Owens, who passed on Monday, certainly had that charisma, as he demonstrated traveling around the country for many years giving hundreds of speeches annually. The words may have been the standard platitudes about hard work, perserverance, honesty, etc., but Jesse's simple eloquence and obvious sincerity gave them an impact far beyond their literal meanings. He could move any audience, of any age group, to the height of emotion -- and of course it didn't hurt his cause with today's hard-to-reach young people that he stood there himself as the personification of the very virtues he was preaching.
As a youngster, Owens had it at least as tough as most of those he later counseled. Born Sept. 9, 1913, in Danville, Ala., he spent his earliest years helping his sharecropper father, four brothers, and four sisters pick cotton. When he was nine the family moved to Cleveland, which was an improvement, but it was still no easy lot for a black youngster growing up during the Depression era of the 1920s and early 1930s.
Young Jesse's rapidly emerging brilliance in track and field propelled him into the headlines even in junior high school, however, and after a record-breaking collegiate career at Ohio State he climaxed it all with that fabulous Olympic performance -- winning both sprints and the broad jump, then earning a fourth gold medal as leadoff man on the victorious US 400-meter relay team. He got no recognition, however, from Hitler, who developed a habit of being absent from his box at times when he might otherwise have been expected to congratulate Jesse for his triumphs.
I first met Owens in 1972 -- once in Boston where he was promoting one of the many youth track and field meets he ran annually throughout the country, then again in Munich where he was an official guest at the first Olympics held in Germany since those infamous 1936 Games. Naturally I asked him about his recollections.
"Frankly, I didn't know too much about what was going on at the time," he told me. "I was concentrating on the guys I was running against, not on people sitting in the stands. You know as much about the incidents as I do. I saw Hitler every day. I didn't come there to shake hands with him.
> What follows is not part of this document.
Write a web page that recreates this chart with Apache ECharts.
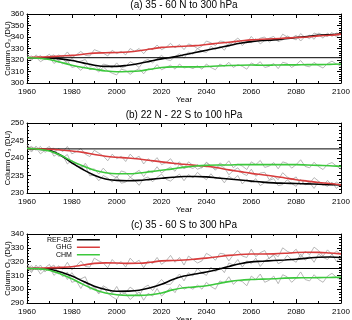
<!DOCTYPE html>
<html><head><meta charset="utf-8">
<script src="https://cdn.jsdelivr.net/npm/echarts/dist/echarts.min.js"></script>
<style>html,body{margin:0;padding:0;background:#fff}#c{width:352px;height:320px}</style>
</head><body><div id="c"></div>
<script>
// ---- data ----
const YEARS5 = [1960,1965,1970,1975,1980,1985,1990,1995,2000,2005,2010,2015,2020,2025,2030,2035,2040,2045,2050,2055,2060,2065,2070,2075,2080,2085,2090,2095,2100];
const YEARS2 = [1960,1962,1964,1966,1968,1970,1972,1974,1976,1978,1980,1982,1984,1986,1988,1990,1992,1994,1996,1998,2000,2002,2004,2006,2008,2010,2012,2014,2016,2018,2020,2022,2024,2026,2028,2030,2032,2034,2036,2038,2040,2042,2044,2046,2048,2050,2052,2054,2056,2058,2060,2062,2064,2066,2068,2070,2072,2074,2076,2078,2080,2082,2084,2086,2088,2090,2092,2094,2096,2098,2100];
const TITLES = ['(a) 35 - 60 N to 300 hPa','(b) 22 N - 22 S to 100 hPa','(c) 35 - 60 S to 300 hPa'];
const Y_MIN = [300,230,290];
const Y_MAX = [360,250,340];
const Y_STEP = [10,5,10];
const X_TICKS = {min:1960, max:2100, step:20};
const BASELINE = [322,242.6,315];
const LEGEND_NAMES = ['REF-B2','GHG','CHM'];

// panel (a)
const aRef = [322,322,321.8,321,319.5,317.5,315.5,314.5,314.5,315.5,317,319,321,322.5,324.5,326.5,328.5,330.5,332.5,334.5,336,337,337.5,338.5,339.5,340.5,341.5,342,342.5];
const aGhg = [322,322.5,322.8,323.5,324,325,326,326.3,326.5,327,328,329.5,331,331.5,332,332.5,333.5,334.5,335.5,336.5,337.5,338,338.5,339,339.5,340,341,341.5,342.5];
const aChm = [322,321.5,320.5,318,315.5,313.5,312,310.5,309.8,310,310.5,312,313.5,314,314,314,314.3,314.8,315.2,315.5,315.6,315.5,315.6,315.8,315.8,316,316,316.2,316.5];
const aRefRaw = [322,323.5,321,324,320,323,324.5,319.5,321,317,321.5,318,319,320.5,314.5,315.5,312,316.5,315.5,313,317.5,313,314.5,318.5,316.5,313.5,319,320.5,317.5,321,324,320.5,319.5,323,325.5,321.5,327,325,330,327.5,326.5,332,329,332,328.5,334.5,333.5,337,332.5,336.5,335,338.5,334,337,339,340.5,336,337.5,341,339,337.5,343,339.5,341.5,338,343.5,341.5,340.5,344,340,343.5];
const aGhgRaw = [323,319.5,324.5,321,322.5,325,320,324.5,322.5,327,322,324.5,327.5,324,323.5,329,327.5,326,323.5,328.5,325.5,327.5,324.5,330,327.5,330,325.5,330,329,333,329,331,334.5,330.5,333.5,329,334,332.5,330,332,336.5,335,332.5,336.5,336,332,336,339,335.5,335,340.5,336,339,340,335.5,338.5,336.5,342.5,340,339,341.5,336.5,340.5,338.5,343.5,342,339,343.5,340.5,343.5,342.5];
const aChmRaw = [325,320.5,322.5,318.5,321,322.5,317,319.5,316.5,319.5,313.5,314.5,311,315.5,311.5,313,309.5,314,310.5,308.5,307,312,311,307.5,310.5,312.5,308,312.5,311.5,316,311.5,313.5,315.5,312,316.5,313,314,312.5,315,312,316.5,313.5,311.5,316.5,314.5,318,313.5,316,314.5,312,317.5,315.5,318.5,313.5,314.5,317,312.5,318,317,313.5,316,319.5,315,314,318,315,313,317,319,316.5,314.5];

// panel (b)
const bRef = [242.7,242.6,242.2,240.8,238.6,236.7,235.1,234,233.6,233.5,233.6,233.9,234.2,234.5,234.7,234.7,234.6,234.3,234,233.7,233.4,233.1,232.9,232.8,232.7,232.6,232.5,232.4,232.3];
const bGhg = [242.7,242.6,242.5,242.3,242,241.6,241,240.5,240.2,240,239.7,239.3,238.9,238.5,238.2,237.9,237.6,237.2,236.6,236.1,235.6,235.2,234.8,234.3,233.8,233.4,233,232.7,232.3];
const bChm = [242.7,242.5,242,240.8,239.1,237.7,236.5,235.8,235.5,235.5,235.7,236.1,236.5,236.9,237.4,237.7,237.9,238,238,238.1,238.1,238.1,238.1,238.1,238.1,238,237.9,237.8,237.6];
const bRefRaw = [242.7,243.3,242.2,243.3,241.6,242.6,242.8,240.5,240.6,238.3,239.4,237.6,237.5,237.8,234.9,235.1,233.5,235.0,234.3,233.1,234.8,232.8,233.1,234.5,233.6,232.2,234.1,234.6,233.2,234.5,235.4,233.9,233.4,234.5,235.4,233.5,235.3,234.3,235.9,234.7,233.8,235.5,234.0,234.6,232.9,234.8,233.9,235.0,232.6,233.9,233.0,234.1,232.1,233.0,233.6,234.1,232.1,232.4,233.8,232.7,231.9,233.9,232.3,233.0,231.3,233.3,232.5,231.9,233.1,231.3,232.7];
const bGhgRaw = [243.1,241.7,243.4,242.0,242.5,243.3,241.2,242.7,241.8,243.3,241.2,241.8,242.7,241.1,240.4,242.2,241.4,240.6,239.2,241.1,239.8,240.5,239.0,241.1,239.8,240.5,238.3,239.8,238.8,240.1,238.1,238.7,239.8,238.0,238.9,237.0,238.9,237.9,236.8,237.3,238.8,237.8,236.5,237.9,237.2,235.2,236.4,237.2,235.6,235.0,236.8,234.8,235.7,235.9,233.8,234.8,233.8,235.8,234.6,233.8,234.6,232.4,233.7,232.7,234.4,233.4,232.1,233.6,232.2,233.1,232.3];
const bChmRaw = [243.9,242.0,242.9,241.2,242.2,242.8,240.5,241.4,240.1,241.0,238.3,238.5,236.8,238.5,236.6,236.9,235.4,237.1,235.7,235.0,234.3,236.3,235.9,234.5,235.6,236.5,234.7,236.4,235.8,237.5,235.7,236.7,237.4,236.2,238.2,237.0,237.5,237.0,238.1,237.1,238.7,237.5,236.8,238.6,237.8,239.2,237.2,238.3,237.7,236.7,238.9,238.1,239.3,237.3,237.7,238.7,236.9,238.9,238.5,237.1,238.1,239.5,237.6,237.2,238.8,237.5,236.7,238.2,238.7,237.7,236.8];

// panel (c)
const cRef = [315,315,314.5,312.5,309.5,305.8,302.2,299.8,298.5,298.6,299.2,301,303.5,307,309.5,311,312.5,314.3,316.5,318.5,319.8,320.3,320.8,321.2,321.7,322.5,323.2,323.3,323];
const cGhg = [315,315.2,315.5,315.8,316.3,317.5,318.7,319.1,319,318.7,318.8,319.5,320.5,320.8,321.2,321.8,322.5,323.5,324.5,325.2,325.5,325.5,325.6,326,326.6,326.8,326.7,326.2,325.6];
const cChm = [315,314.8,313.8,311,307.5,303.5,299.8,297.2,296,295.5,295.5,296,297.3,299.5,301,301.7,302.5,304,305.5,306.5,307,307.3,307.6,308,308.2,308.3,308.4,308.5,308.7];
const cRefRaw = [315,317,314,317.5,312.5,315.5,317.5,311,312.5,307,312,307.5,307.5,309,301,302,297.5,302.5,300.5,297,302,296,297.5,301.5,299,295,301,303,299,303.5,307,303.5,303.5,307.5,311,306,312,309.5,315,312,310,316,312.5,316,312,319,317.5,321.5,316,320.5,318.5,322.5,316.5,320.5,322.5,324.5,318.5,320,324.5,321.5,319.5,325.5,321,324,319.5,325.5,323,321.5,325.5,320,324];
const cGhgRaw = [316,312,317.5,313.5,315.5,318,312,317,314.5,319.5,314,317,320.5,316.5,316,322.5,320.5,319,315.5,321.5,318,320,316,322.5,319,321,315.5,320.5,318.5,323,318,320.5,324.5,319.5,323,317.5,324,321.5,319,320.5,326,324,321,326,325.5,320.5,325,328,324,323,329,323.5,326.5,328,322,325.5,323.5,330,327.5,326,329,323,327.5,325,330.5,328,324,328.5,325,327.5,325.5];
const cChmRaw = [318.5,313,316,311,314,316,310,313,309,312.5,305,306,300.5,306,300,301,296.5,301.5,297,294.5,292.5,298,297,292.5,295.5,298,292,297,295,300.5,295,298,301,297.5,303.5,300,301.5,300,303,300,305,302,300,306,304.5,309,303.5,306.5,305.5,302.5,309.5,307,311,305,306.5,309.5,304,310.5,309,305,308,312.5,307,306,310.5,307,305,309.5,311.5,308.5,306.5];

const SMOOTH = [[aRef,aGhg,aChm],[bRef,bGhg,bChm],[cRef,cGhg,cChm]];
const RAW = [[aRefRaw,aGhgRaw,aChmRaw],[bRefRaw,bGhgRaw,bChmRaw],[cRefRaw,cGhgRaw,cChmRaw]];

// ---- styles / layout ----
const FONT = 'Liberation Sans, Arial, sans-serif';
const COLORS = ['#000000','#d83c3c','#3cc83c'];
const GRAY = '#a6a6a6';
const GRID_TOP = [14,123,234];
const GRID_H = [69,70,69];
const TITLE_Y = [5,115,225];

function pairs(xs, ys){ return xs.map((x,i)=>[x, ys[i]]); }

const grids=[], xAxes=[], yAxes=[], series=[], graphics=[];
for (let p=0;p<3;p++){
  grids.push({left:27, right:11, top:GRID_TOP[p], height:GRID_H[p], containLabel:false, outerBoundsMode:'none'});
  const xBase = {type:'value', gridIndex:p, min:X_TICKS.min, max:X_TICKS.max, interval:X_TICKS.step,
    axisLine:{show:true, onZero:false, lineStyle:{color:'#000', width:1}},
    axisTick:{show:true, inside:true, length:4, lineStyle:{color:'#000', width:1}},
    minorTick:{show:true, splitNumber:2, length:2, lineStyle:{color:'#000', width:1}},
    splitLine:{show:false}, minorSplitLine:{show:false}};
  xAxes.push(Object.assign({}, xBase, {position:'bottom',
    axisLabel:{show:true, fontSize:8, color:'#000', margin:5, fontFamily:FONT, formatter:(v)=>String(v)},
    name:'Year', nameLocation:'middle', nameGap:13, nameMoveOverlap:false,
    nameTextStyle:{fontSize:8, color:'#000', fontFamily:FONT}}));
  xAxes.push(Object.assign({}, xBase, {position:'top', axisLabel:{show:false}}));
  const yBase = {type:'value', gridIndex:p, min:Y_MIN[p], max:Y_MAX[p], interval:Y_STEP[p],
    axisLine:{show:true, onZero:false, lineStyle:{color:'#000', width:1}},
    axisTick:{show:true, inside:true, length:4, lineStyle:{color:'#000', width:1}},
    minorTick:{show:true, splitNumber:5, length:2, lineStyle:{color:'#000', width:1}},
    splitLine:{show:false}, minorSplitLine:{show:false}};
  yAxes.push(Object.assign({}, yBase, {position:'left',
    axisLabel:{show:true, fontSize:8, color:'#000', margin:3, fontFamily:FONT},
    name:'Column O\u2083 (DU)', nameLocation:'middle', nameGap:15, nameRotate:90, nameMoveOverlap:false,
    nameTextStyle:{fontSize:7.5, color:'#000', fontFamily:FONT}}));
  yAxes.push(Object.assign({}, yBase, {position:'right', axisLabel:{show:false}}));

  for (let s=0;s<3;s++){
    series.push({type:'line', name:'raw'+p+s, xAxisIndex:2*p, yAxisIndex:2*p, data:pairs(YEARS2, RAW[p][s]),
      symbol:'none', silent:true, z:1, lineStyle:{color:GRAY, width:0.8}, itemStyle:{color:GRAY}});
  }
  series.push({type:'line', name:'base'+p, xAxisIndex:2*p, yAxisIndex:2*p,
    data:[[X_TICKS.min, BASELINE[p]],[X_TICKS.max, BASELINE[p]]],
    symbol:'none', silent:true, z:2, lineStyle:{color:'#000', width:1}, itemStyle:{color:'#000'}});
  for (let s=0;s<3;s++){
    series.push({type:'line', name:LEGEND_NAMES[s], xAxisIndex:2*p, yAxisIndex:2*p, data:pairs(YEARS5, SMOOTH[p][s]),
      symbol:'none', smooth:0.4, silent:true, z:3, lineStyle:{color:COLORS[s], width:1.6}, itemStyle:{color:COLORS[s]}});
  }
  graphics.push({type:'text', x:184, y:TITLE_Y[p], style:{text:TITLES[p], fontSize:10, fontFamily:FONT, fill:'#000',
    textAlign:'center', textVerticalAlign:'middle'}});
}

const chart = echarts.init(document.getElementById('c'), null, {renderer:'canvas'});
chart.setOption({
  animation:false,
  backgroundColor:'#fff',
  grid:grids, xAxis:xAxes, yAxis:yAxes, series:series, graphic:graphics,
  legend:{data:LEGEND_NAMES, orient:'vertical', align:'right', left:47, top:236, padding:0, itemGap:0,
    icon:'rect', itemWidth:23, itemHeight:1.5, selectedMode:false,
    textStyle:{fontSize:7, color:'#000', fontFamily:FONT, lineHeight:7.5}}
});
</script></body></html>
"The people in the press box always get a much better overall view of what's going on than the competitors. What they saw is what they wrote about."
Was the part about Hitler snubbing him blown out of proportion, then, as some later historians have suggested?
"No, I don't think it was out of proportion," he said. "I think it probably all happened as reported. It certainly seems consistent with his policies and theories. He left the stadium on occasions when I was competing, for what reasons I don't know. Because I was winning, destroying his myth, or whatever."
Owens was famous in track and field circles even before 1936. In 1933 he set a national schoolboy 100-yard dash record of 9.4 seconds which stood for two decades. And in 1935 in one incredible burst at the Big Ten Championships he set three world records (in the 200 meters, the 220 yard low hurdles, and the broad jump) and tied another (in the 100) in a space of 45 minutes. But it was Berlin that made him a household name -- and he was the first to realize that his athletic feats were only part of the reason.